O Nascimento de Buda

sexta-feira, 9 de março de 2007

O Nascimento do Buda (apud Borges, JL)

O Bodhisatva (o que chegará a ser Buda, título que significa "O Desperto") logrou, por méritos acumulados em infinitas encarnações anteriores, nascer no quarto céu dos deuses. Olha a terra do alto e examina atentamente o século, o continente, o reino e a casta em que renascerá para ser Buda e salvar os homens. Escolhe sua mãe, a rainha Maya (nome que significa a força mágica que cria o universo ilusório), mulher de Sudohodana, que é rei na cidade de Kapilavastu, ao sul de Nepal. Maya sonha que entra em seu flanco um elefante de seis presas, tendo o corpo branco como a neve e a cabeça cor de rubi. Ao despertar, a rainha não sente qualquer dor ou sensação de peso, mas tão somente agilidade e bem-estar. Os deuses criam um palácio em seu corpo; neste recinto, o Bodhisatva espera rezando a sua hora. No segundo mês da primavera a rainha atravessa um jardim, e uma árvore, cujas folhas resplandecem como a plumagem de um pavão real, lhe estende um ramo que ela aceita com naturalidade. Neste momento o Bodhisatva se levanta e nasce pelo flanco direito da rainha sem lhe causar mal. O recém-nascido dá sete passos, olha à direita e à esquerda, acima e abaixo, atrás e adiante, constata que no universo não há outro igual a ele e anuncia com voz de leão: Sou o primeiro e o melhor, este é o meu último nascimento e venho dar fim à dor, à doença e à morte. Duas nuvens vertem água fria e quente para banhar mãe e filho; os cegos enxergam, os surdos ouvem, os aleijados caminham, os instrumentos musicais tocam sozinhos; os deuses do quarto céu se regozijam, cantam e dançam; os condenados no inferno esquecem sua dor. Naquele mesmo instante nasce sua futura mulher, Yasodhara, como nascem também seu cocheiro, seu cavalo, seu elefante e a árvore a cuja sombra chegará à libertação. O menino recebe o nome de Sidharta e também é conhecido pelo nome de Gautama, que foi adotado por sua família, os Sakyas.

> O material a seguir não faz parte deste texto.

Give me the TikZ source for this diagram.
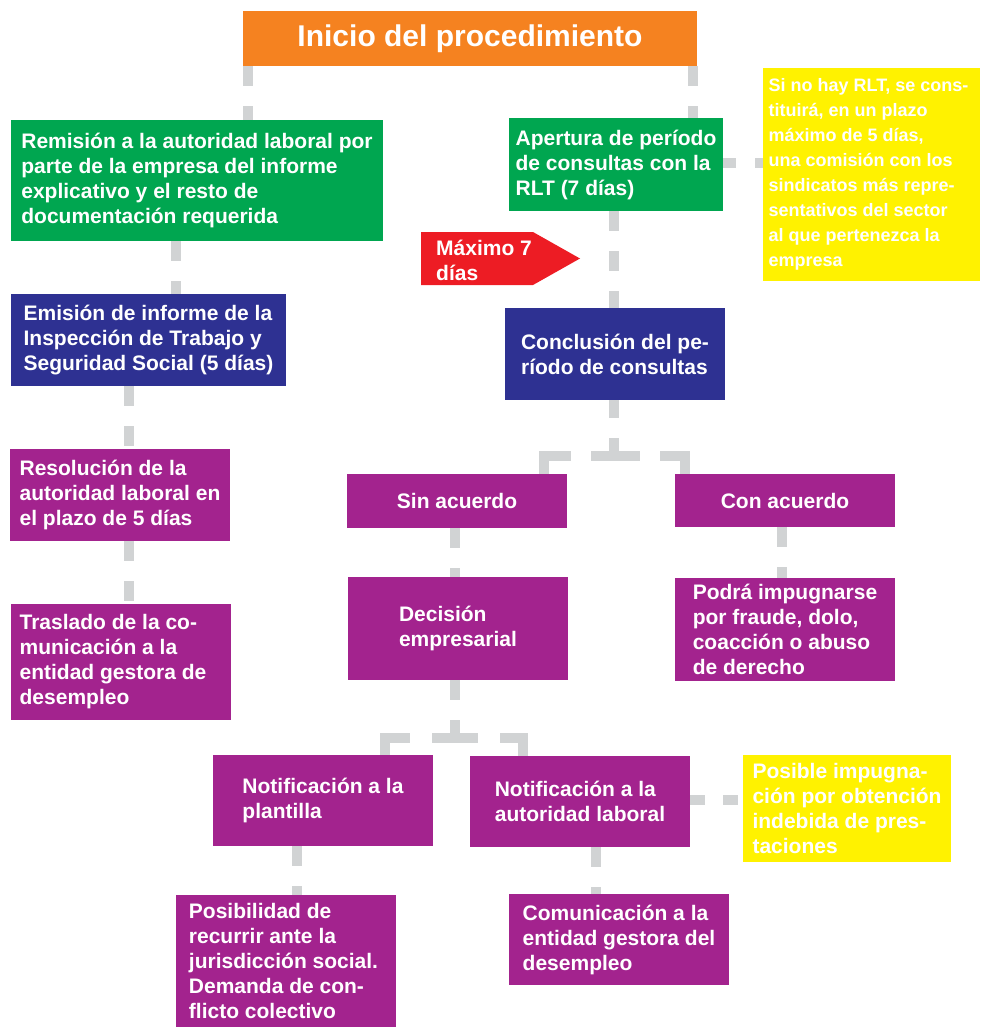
\documentclass[tikz,border=0pt]{standalone}
\usepackage{fontspec}
\setmainfont{Liberation Sans}
\definecolor{orangec}{HTML}{F58220}
\definecolor{greenc}{HTML}{00A650}
\definecolor{yellowc}{HTML}{FFF200}
\definecolor{redc}{HTML}{ED1C24}
\definecolor{bluec}{HTML}{2E3192}
\definecolor{purplec}{HTML}{A3238E}
\definecolor{lgray}{HTML}{D1D3D4}
\newcommand{\padr}[1]{\rule{#1}{0pt}}
\tikzset{
  box/.style={rectangle, inner sep=0pt, align=left, text=white,
    font=\fontsize{21}{25}\selectfont\bfseries},
  gbox/.style={box, fill=greenc},
  bbox/.style={box, fill=bluec},
  pbox/.style={box, fill=purplec},
  ybox/.style={box, fill=yellowc},
  conn/.style={draw=lgray, line width=10pt, dash pattern=on 20pt off 20pt},
}
\begin{document}
\begin{tikzpicture}[x=1pt,y=-1pt]
\useasboundingbox (0,0) rectangle (980,1027);

% boxes
\node[box, fill=orangec, minimum width=454pt, minimum height=55pt,
  font=\fontsize{30}{34}\selectfont\bfseries] (start) at (470,38.5) {Inicio del procedimiento};
\node[gbox, minimum width=372pt, minimum height=121pt] (remision) at (197,180.5)
  {Remisión a la autoridad laboral por\\parte de la empresa del informe\\explicativo y el resto de\\documentación requerida};
\node[gbox, minimum width=214pt, minimum height=93pt] (apertura) at (616,164.5)
  {Apertura de período\\de consultas con la\\RLT (7 días)};
\node[ybox, minimum width=217pt, minimum height=213pt,
  font=\fontsize{18}{25}\selectfont\bfseries] (rlt) at (871.5,174.5)
  {Si no hay RLT, se cons-\padr{6pt}\\tituirá, en un plazo\\máximo de 5 días,\\una comisión con los\\sindicatos más repre-\\sentativos del sector\\al que pertenezca la\\empresa};
\fill[redc] (421,232) -- (533,232) -- (580,258.5) -- (533,285) -- (421,285) -- cycle;
\node[box, anchor=west] (maximo) at (436,260) {Máximo 7\\días};
\node[bbox, minimum width=275pt, minimum height=92pt] (emision) at (148.5,340)
  {Emisión de informe de la\\Inspección de Trabajo y\\Seguridad Social (5 días)};
\node[bbox, minimum width=220pt, minimum height=92pt] (conclusion) at (615,354)
  {Conclusión del pe-\\ríodo de consultas};
\node[pbox, minimum width=220pt, minimum height=92pt] (resolucion) at (120,495)
  {Resolución de la\\autoridad laboral en\\el plazo de 5 días};
\node[pbox, minimum width=220pt, minimum height=116pt] (traslado) at (121,662)
  {Traslado de la co-\\municación a la\\entidad gestora de\padr{16pt}\\desempleo};
\node[pbox, minimum width=220pt, minimum height=54pt] (sin) at (457,501) {Sin acuerdo};
\node[pbox, minimum width=220pt, minimum height=53pt] (con) at (785,500.5) {Con acuerdo};
\node[pbox, minimum width=220pt, minimum height=103pt] (decision) at (458,628.5)
  {Decisión\\empresarial};
\node[pbox, minimum width=220pt, minimum height=103pt] (podra) at (785,629.5)
  {Podrá impugnarse\\por fraude, dolo,\\coacción o abuso\\de derecho};
\node[pbox, minimum width=220pt, minimum height=91pt] (notif1) at (323,800.5)
  {Notificación a la\\plantilla\phantom{g}};
\node[pbox, minimum width=220pt, minimum height=91pt] (notif2) at (580,801.5)
  {Notificación a la\\autoridad laboral};
\node[ybox, minimum width=208pt, minimum height=107pt] (posible) at (847,808.5)
  {Posible impugna-\\ción por obtención\\indebida de pres-\\taciones};
\node[pbox, minimum width=220pt, minimum height=132pt] (posibilidad) at (286,961)
  {Posibilidad de\\recurrir ante la\\jurisdicción social.\padr{5pt}\\Demanda de con-\\flicto colectivo};
\node[pbox, minimum width=220pt, minimum height=91pt] (comunicacion) at (619,939.5)
  {Comunicación a la\\entidad gestora del\\desempleo};

% split points
\coordinate (split1) at (614,456);
\coordinate (split2) at (455,738);

% connectors
\draw[conn] (start.south -| 248,0) -- (remision.north -| 248,0);
\draw[conn] (start.south -| 693,0) -- (apertura.north -| 693,0);
\draw[conn, dash pattern=on 13pt off 19pt] (apertura.east |- 0,163) -- (rlt.west |- 0,163);
\draw[conn] (remision.south -| 176,0) -- (emision.north -| 176,0);
\draw[conn] (emision.south -| 129,0) -- (resolucion.north -| 129,0);
\draw[conn] (resolucion.south -| 128.5,0) -- (traslado.north -| 128.5,0);
\draw[conn] (apertura.south -| 614,0) -- (conclusion.north -| 614,0);
\draw[conn, dash pattern=on 18pt off 20pt] (conclusion.south -| 614,0) -- (split1);
\draw[conn, dash pattern=on 45pt off 20pt on 49pt off 20pt on 50pt off 20pt]
  (sin.north -| 544,0) |- (split1) -| (con.north -| 685,0);
\draw[conn] (sin.south -| 455,0) -- (decision.north -| 455,0);
\draw[conn] (con.south -| 782,0) -- (podra.north -| 782,0);
\draw[conn] (decision.south -| 455,0) -- (split2);
\draw[conn, dash pattern=on 42pt off 22pt on 46pt off 22pt on 50pt off 20pt]
  (notif1.north -| 385,0) |- (split2) -| (notif2.north -| 523,0);
\draw[conn, dash pattern=on 15pt off 18pt] (notif2.east |- 0,800) -- (posible.west |- 0,800);
\draw[conn] (notif1.south -| 297,0) -- (posibilidad.north -| 297,0);
\draw[conn] (notif2.south -| 596,0) -- (comunicacion.north -| 596,0);
\end{tikzpicture}
\end{document}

A mãe morre aos sete dias de haver nascido o Bodhisatva e sobe aos céus dos trinta e três devas. Um vidente, Asita, ouve o júbilo destas divindades, desce da montanha, toma o menino em seus braços e diz: É o incomparável. Comprova nele as marcas do eleito: uma espécie de alta coroa orgânica na metade do crânio, pestanas de boi, quarenta dentes muito unidos e brancos, queixada de leão, altura igual à extensão dos braços abertos, cor dourada, membranas interdigitais e centenas de formas desenhadas nas plantas dos pés, entre as quais figuram o tigre, o elefante, a flor de lótus, a montanha piramidal Meru, a roda e a suástica. Em seguida Asita chora porque se sabe demasiado velho para receber a doutrina que o Buda predicará no futuro.